::: SOURCE EXCERPT :::

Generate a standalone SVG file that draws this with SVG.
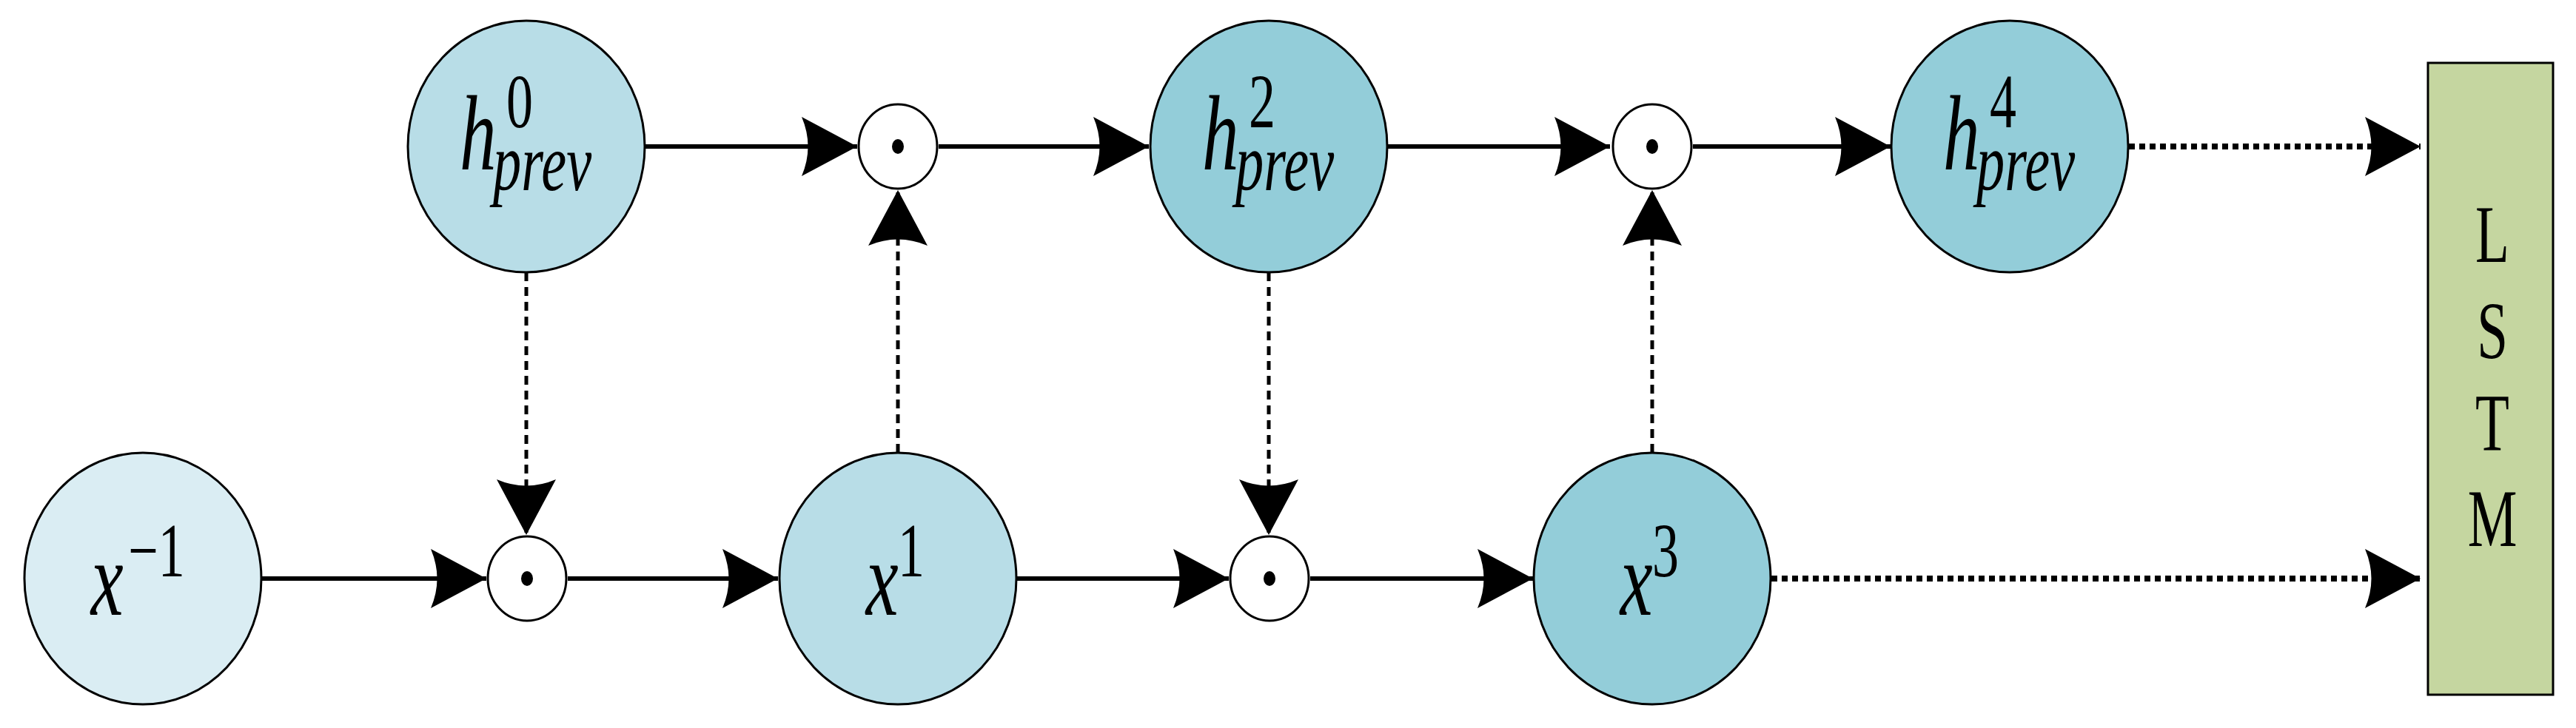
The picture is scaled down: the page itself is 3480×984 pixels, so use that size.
<svg xmlns="http://www.w3.org/2000/svg" width="3480" height="984" viewBox="0 0 3480 984">
<style>
.n{stroke:#000;stroke-width:3}
.c1{fill:#daedf3}.c2{fill:#b8dde7}.c3{fill:#93cdd9}
.op{fill:#fff;stroke:#000;stroke-width:3}
.t{font-family:"Liberation Serif","Times New Roman",serif;font-style:italic;fill:#000}
.big{font-size:110px}.sup{font-size:80px;font-style:normal}.sub{font-size:85px}
.s{stroke:#000;stroke-width:6;fill:none}
.d{stroke:#000;stroke-width:5;fill:none;stroke-dasharray:12 8}
.dt{stroke:#000;stroke-width:8;fill:none;stroke-dasharray:8 6}
.L{font-family:"Liberation Serif",serif;font-size:100px;text-anchor:middle}
</style>
<defs>
<marker id="a" viewBox="-80 -42 82 84" refX="0" refY="0" markerWidth="82" markerHeight="84" markerUnits="userSpaceOnUse" orient="auto">
<path d="M0,0 L-75,-40 Q-58,0 -75,40 Z" fill="#000"/>
</marker>
</defs>
<g id="connectors">
<line class="s" x1="871" y1="198" x2="1158" y2="198" marker-end="url(#a)"/>
<line class="s" x1="1268" y1="198" x2="1552" y2="198" marker-end="url(#a)"/>
<line class="s" x1="1874" y1="198" x2="2175" y2="198" marker-end="url(#a)"/>
<line class="s" x1="2287" y1="198" x2="2554" y2="198" marker-end="url(#a)"/>
<line class="dt" x1="2876" y1="198" x2="3270" y2="198" marker-end="url(#a)"/>
<line class="s" x1="353" y1="782" x2="657" y2="782" marker-end="url(#a)"/>
<line class="s" x1="767" y1="782" x2="1051" y2="782" marker-end="url(#a)"/>
<line class="s" x1="1373" y1="782" x2="1660" y2="782" marker-end="url(#a)"/>
<line class="s" x1="1770" y1="782" x2="2071" y2="782" marker-end="url(#a)"/>
<line class="dt" x1="2393" y1="782" x2="3270" y2="782" marker-end="url(#a)"/>
<line class="d" x1="711" y1="368" x2="711" y2="723" marker-end="url(#a)"/>
<line class="d" x1="1714" y1="368" x2="1714" y2="723" marker-end="url(#a)"/>
<line class="d" x1="1213" y1="612" x2="1213" y2="257" marker-end="url(#a)"/>
<line class="d" x1="2232" y1="612" x2="2232" y2="257" marker-end="url(#a)"/>
</g>
<g id="h0"><ellipse class="n c2" cx="711" cy="198" rx="160" ry="170"/>
<g transform="translate(711,198) scale(0.9,1.3)"><text class="t big" x="-100" y="24">h</text><text class="t sup" x="-30" y="-20">0</text><text class="t sub" x="-50" y="45">prev</text></g></g>
<g id="h2"><ellipse class="n c3" cx="1714" cy="198" rx="160" ry="170"/>
<g transform="translate(1714,198) scale(0.9,1.3)"><text class="t big" x="-100" y="24">h</text><text class="t sup" x="-30" y="-20">2</text><text class="t sub" x="-50" y="45">prev</text></g></g>
<g id="h4"><ellipse class="n c3" cx="2715" cy="198" rx="160" ry="170"/>
<g transform="translate(2715,198) scale(0.9,1.3)"><text class="t big" x="-100" y="24">h</text><text class="t sup" x="-30" y="-20">4</text><text class="t sub" x="-50" y="45">prev</text></g></g>
<g id="xm1"><ellipse class="n c1" cx="193" cy="782" rx="160" ry="170"/>
<g transform="translate(193,782) scale(0.9,1.3)"><text class="t big" x="-78" y="38">x</text><text class="t sup" x="-22" y="-2">−1</text></g></g>
<g id="x1"><ellipse class="n c2" cx="1213" cy="782" rx="160" ry="170"/>
<g transform="translate(1213,782) scale(0.9,1.3)"><text class="t big" x="-48" y="38">x</text><text class="t sup" x="0" y="-2">1</text></g></g>
<g id="x3"><ellipse class="n c3" cx="2232" cy="782" rx="160" ry="170"/>
<g transform="translate(2232,782) scale(0.9,1.3)"><text class="t big" x="-48" y="38">x</text><text class="t sup" x="0" y="-2">3</text></g></g>
<g id="op1"><ellipse class="op" cx="1213" cy="198" rx="53" ry="57"/><ellipse cx="1213" cy="198" rx="8" ry="10"/></g>
<g id="op2"><ellipse class="op" cx="2232" cy="198" rx="53" ry="57"/><ellipse cx="2232" cy="198" rx="8" ry="10"/></g>
<g id="op3"><ellipse class="op" cx="712" cy="782" rx="53" ry="57"/><ellipse cx="712" cy="782" rx="8" ry="10"/></g>
<g id="op4"><ellipse class="op" cx="1715" cy="782" rx="53" ry="57"/><ellipse cx="1715" cy="782" rx="8" ry="10"/></g>
<g id="lstm"><rect x="3280" y="85" width="169" height="854" fill="#c5d6a0" stroke="#000" stroke-width="3"/>
<g transform="translate(3367,0) scale(0.75,1.1)"><text class="L" x="0" y="322">L</text><text class="L" x="0" y="440">S</text><text class="L" x="0" y="554">T</text><text class="L" x="0" y="671">M</text></g></g>
</svg>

:::

**WHAT THE TASK ASKS:**
Count the lines of the listing above that include the word "size" and state the total with nothing else.

**CORRECT OUTPUT:**
3